Everyone has the right to experience the natural feelings of grief as they react to this trauma – shock; denial; anger; bargaining; and depression. I want you to know I feel those emotions as well – especially anger. I believe the best way to recover is a return to God’s plan for human sexuality. In response to the Archbishop McCarrick revelations, I have written at length about the spiritual battle we are facing. That letter can be found on the archdiocese’s home page – archden.org.

I ask everyone to pray for the Church in Pennsylvania, though these dioceses over the last 20 years have greatly evolved from how they are described in the Grand Jury Report, the Church must face its past sins with great patience, responsibility, repentance and conversion.

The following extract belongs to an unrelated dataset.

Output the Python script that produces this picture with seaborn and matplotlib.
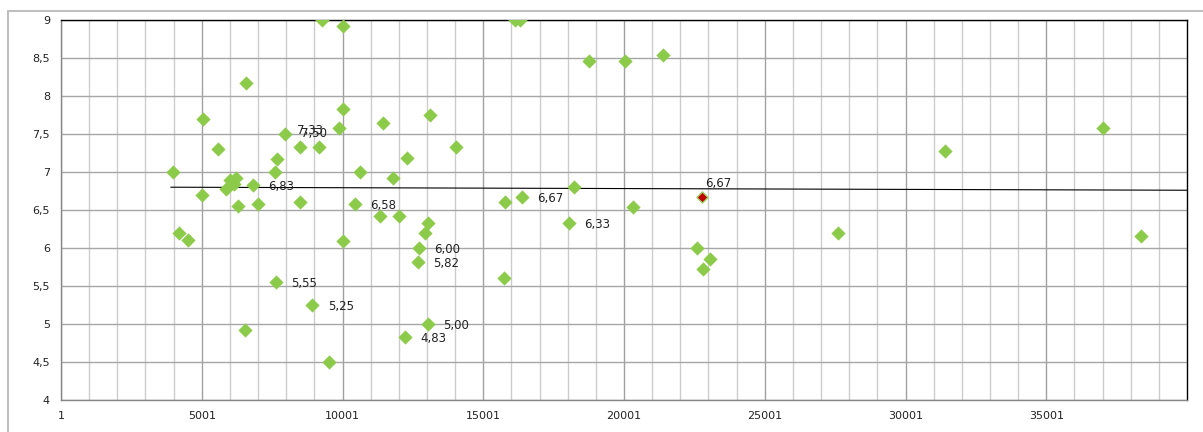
import numpy as np
import matplotlib
matplotlib.use('Agg')
import matplotlib.pyplot as plt
from matplotlib.lines import Line2D
from matplotlib.ticker import FuncFormatter
import seaborn as sns

# ---- data ----
x_vals = [3970, 4190, 4500, 5020, 5050, 5570, 5860, 6000, 6160, 6220,
          6290, 6560, 6550, 6820, 7010, 7620, 7680, 7650, 7970, 8480,
          8480, 8930, 9180, 9260, 9520, 9860, 10010, 10010, 10010, 10450,
          10630, 11340, 11440, 11790, 12020, 12230, 12290, 12680, 12730, 12940,
          13030, 13030, 13110, 14030, 15730, 15780, 16130, 16290, 16370, 18030,
          18230, 18740, 20020, 20320, 21390, 22610, 22790, 23060, 27600, 31390,
          37000, 38370]
y_vals = [7.00, 6.20, 6.11, 6.70, 7.70, 7.30, 6.78, 6.89, 6.84, 6.92,
          6.55, 8.17, 4.92, 6.83, 6.58, 7.00, 7.17, 5.55, 7.50, 7.33,
          6.60, 5.25, 7.33, 9.00, 4.50, 7.58, 8.92, 7.83, 6.09, 6.58,
          7.00, 6.42, 7.64, 6.92, 6.42, 4.83, 7.18, 5.82, 6.00, 6.20,
          6.33, 5.00, 7.75, 7.33, 5.60, 6.60, 9.00, 9.00, 6.67, 6.33,
          6.80, 8.46, 8.46, 6.54, 8.54, 6.00, 5.73, 5.86, 6.20, 7.28,
          7.58, 6.16]

# highlighted point
red_x = [22770]
red_y = [6.67]

# trend line end points
trend_x = [3900, 40001]
trend_y = [6.80, 6.76]

# labelled points: index into x_vals/y_vals -> text
labels = {13: '6,83', 17: '5,55', 18: '7,50', 19: '7,33', 21: '5,25',
          29: '6,58', 35: '4,83', 37: '5,82', 38: '6,00', 41: '5,00',
          48: '6,67', 49: '6,33'}
red_label = '6,67'

x_major = [1, 5001, 10001, 15001, 20001, 25001, 30001, 35001]
y_major = [4, 4.5, 5, 5.5, 6, 6.5, 7, 7.5, 8, 8.5, 9]

# ---- style ----
sns.set_style('white')
plt.rcParams['font.family'] = ['DejaVu Sans']
plt.rcParams['font.size'] = 8

fig = plt.figure(figsize=(12.03, 4.32), dpi=100)
ax = fig.add_axes([61 / 1203, 1 - 400 / 432, (1187 - 61) / 1203, (400 - 20) / 432])

green = '#8CCB4A'

sns.lineplot(x=trend_x, y=trend_y, color='black', linewidth=0.8, ax=ax, zorder=2)
sns.scatterplot(x=x_vals, y=y_vals, marker='D', s=48, color=green,
                edgecolor=green, linewidth=0.3, ax=ax, zorder=3)
sns.scatterplot(x=red_x, y=red_y, marker='D', s=32, color='#C00000',
                edgecolor='#9BD060', linewidth=1.0, ax=ax, zorder=4)

# data labels (offsets in points)
offsets = {19: (-2, 12), 18: (11, 0)}
for i, txt in labels.items():
    dx, dy = offsets.get(i, (11, -1))
    ax.annotate(txt, (x_vals[i], y_vals[i]), xytext=(dx, dy),
                textcoords='offset points', ha='left', va='center',
                fontsize=8.5, color='#222222', zorder=5)
ax.annotate(red_label, (red_x[0], red_y[0]), xytext=(2, 10),
            textcoords='offset points', ha='left', va='center',
            fontsize=8.5, color='#222222', zorder=5)

# axes
ax.set_xlim(1, 40001)
ax.set_ylim(4, 9)
ax.set_xticks(x_major)
ax.set_xticks(np.arange(1001, 40001, 1000), minor=True)
ax.set_yticks(y_major)
ax.yaxis.set_major_formatter(FuncFormatter(lambda v, p: f'{v:g}'.replace('.', ',')))
ax.set_axisbelow(True)
ax.grid(which='minor', axis='x', color='#cccccc', linewidth=1.0)
ax.grid(which='major', axis='x', color='#a0a0a0', linewidth=1.0)
ax.grid(which='major', axis='y', color='#a6a6a6', linewidth=1.0)
ax.tick_params(axis='both', which='major', length=4, color='#868686',
               labelsize=8, labelcolor='#222222', pad=4)
ax.tick_params(axis='x', which='minor', length=0)
ax.set_xlabel('')
ax.set_ylabel('')

for side in ['left', 'bottom']:
    ax.spines[side].set_color('#868686')
    ax.spines[side].set_linewidth(1.0)
for side in ['top', 'right']:
    ax.spines[side].set_color('black')
    ax.spines[side].set_linewidth(1.0)

# outer chart frame
fig.add_artist(Line2D([8 / 1203, 8 / 1203], [0, 1 - 11 / 432], color='#bfbfbf', linewidth=1.5))
fig.add_artist(Line2D([8 / 1203, 1], [1 - 11 / 432, 1 - 11 / 432], color='#bfbfbf', linewidth=1.5))

fig.savefig('out.png', dpi=100)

Creating an environment where children are safe from abuse remains a top priority in the Archdiocese of Denver. In our archdiocese, we require background checks and Safe Environment Training for all priests, deacons, employees, and any volunteers who are around children. During this training, everyone is taught their role as a mandatory reporter, and what steps to follow if they witness or even suspect abuse. We also require instruction for children and young people, where they are taught about safe and appropriate boundaries, and to tell a trusted adult if they ever feel uncomfortable. We participate in regular independent audits of our practices, and we have been found in compliance every year since the national audit began in 2003.

Finally, while we have made strides to improve our Archdiocese, I am aware that the wounds of past transgressions remain. We are committed to helping victims of abuse and we are willing to meet with anyone who believes they have been mistreated.

I urge all of us to pray for holiness, for the virtues, and for a deeper relationship with Jesus Christ. Only he and he alone can heal us, forgive us, and bring us to the Father. Be assured of my prayers for all of you and most especially the victims of any type of sexual abuse committed by anyone.